“If one member suffers in the body of Christ which is the Church, all members suffer with that member.” 1 Corinthians 12:26.
Catholic teaching regarding praying for the dead is connected with scripture, tradition and the doctrine of the communion of saints, which is part of the Creed.
As Catholics, we believe those who have died are separated from us physically, though spiritually they remain connected to us. Death does not sever the bonds of communion. Catholic tradition holds that when a person dies; if they are in a state of grace – they will enter heaven; if they reject God; they enter hell; and if throughout their lives they showed by works of charity and/or profession of belief in God; though they are not be in a state of grace; they enter Purgatory.

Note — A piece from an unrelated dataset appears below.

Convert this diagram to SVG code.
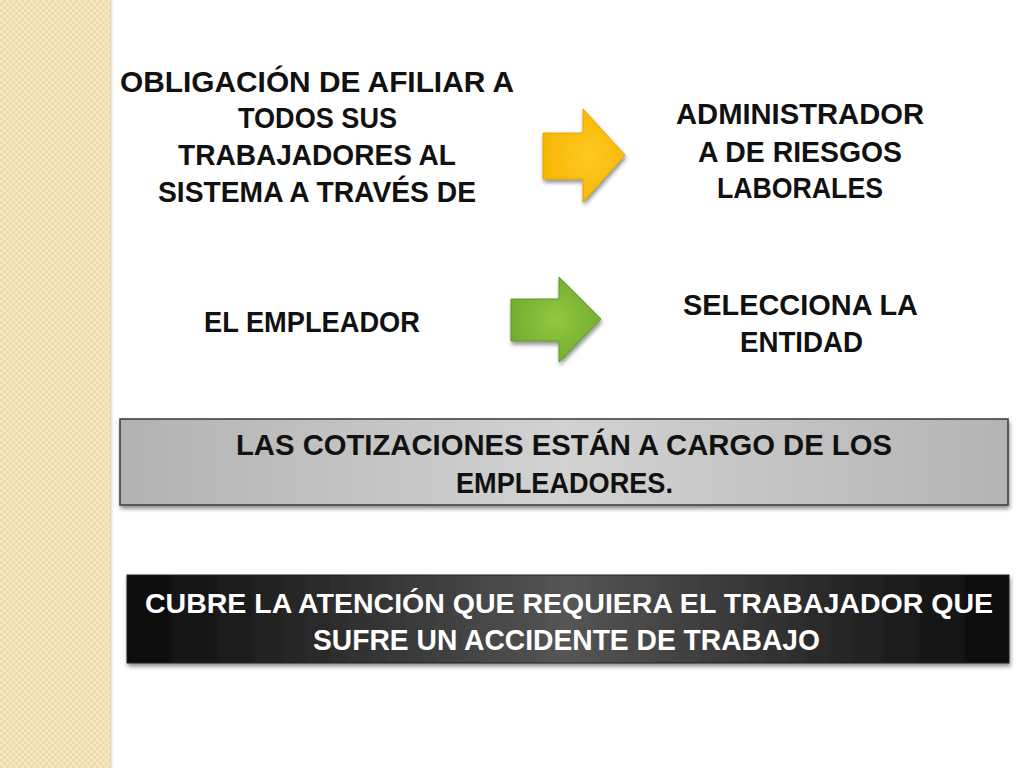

The theology of Purgatory developed over the course of time. The Church understands that Jesus completes the work of God; and sees its role as now realizing that work. Over history, the Church refers to scripture, tradition and practice to discern its role. Through this process, Purgatory has come to be defined as the state of those who die in God’s friendship, but are need of purification; so as to achieve the necessary to enter the joy of heaven. The Church holds it is possible for people to assist those who have gone before us by way of prayer and works of charity.
Within the Catholic tradition then, this is the purpose behind the various forms of prayer for the dead. We ask God during these prayers foremost to be merciful to the deceased; to forgive them their sins, to welcome them into paradise and to comfort those in grief. It is worthy then for us to pray for these intentions. Our belief as Catholics, based on scripture is that Christ is not deaf to our prayers for our loved ones and all the deceased in that part of the Kingdom; referred to as Purgatory.
Catholic tradition to pray for the dead is found in Scripture and tradition where the living offer to God to graciously accept good works on behalf of the souls of the deceased to remit some part or all of the deceased’s atonement. This is referred to as obtaining an indulgence for the deceased.
The Catholic Church holds that by our bond with the deceased through the communion of saints; that we form a single reality between the living and deceased; similar to our supporting our fellow brothers and sisters in this world with prayer and acts of charity; our prayers and acts of charity can assist those who have gone before us. This is done by various examples from consoling the family; to assisting the family in the funeral preparation to partaking in various liturgies especially in the celebration of the Mass and praying for the dead. The tradition of the Funeral Mass arose when St. Augustine’s mother was dying and she told her sons, “Lay this body anywhere and do not let the care of it be a trouble to you… only this I ask: that you remember me at the Lord’s altar, wherever
Within Scripture, in the Old Testament; prayers for the dead are mentioned in 2 Maccabees 12:43-45. “When Judas and his men came to take away the bodies of their fallen brethren for burial, they found under the coats of the slain …idols of Jamnia which the Commandments forbid… so betaking themselves to prayer, they be sought God, that the sin which had been committed be forgotten… they offered sacrifice for the sins of the dead”. In the New Testament, in 2 Timothy 1:16-18, it reads as follows, “May the Lord show mercy to the household of Onesiphorus, because he often refreshed me and was not afraid of my chains. On the contrary, when he was in Rome, he searched hard for me until he found me. May the Lord grant that he will find mercy from the Lord on that day!”
There is evidence from the early Church leaders of praying for the dead – Tertullian d230 mentions praying for the dead not as a concession to sentiment, but as a duty. St. Augustine, at the end of the ninth book of his Confessions prays for his deceased mother, Monica. Praying for the dead became part of the Eucharistic prayer liturgy in the early church also, often with the names of the deceased included in the Eucharist prayer.
This tradition of over 2000 years still continues in the Eucharistic prayer. Based on Scripture and tradition, the Roman Catholic Liturgy for the Dead has prayers for the deceased; prayers for those who left behind; prayers for all those who have died and prayers asking God to forgive sins throughout the Mass and other funeral liturgies. The Liturgy of the Word reminds the people of the Resurrection of the body and the Liturgy of the Eucharist is offered as the ultimate prayer for the soul of the deceased; following tradition upon the wish of St. Augustine’s mother, Monica.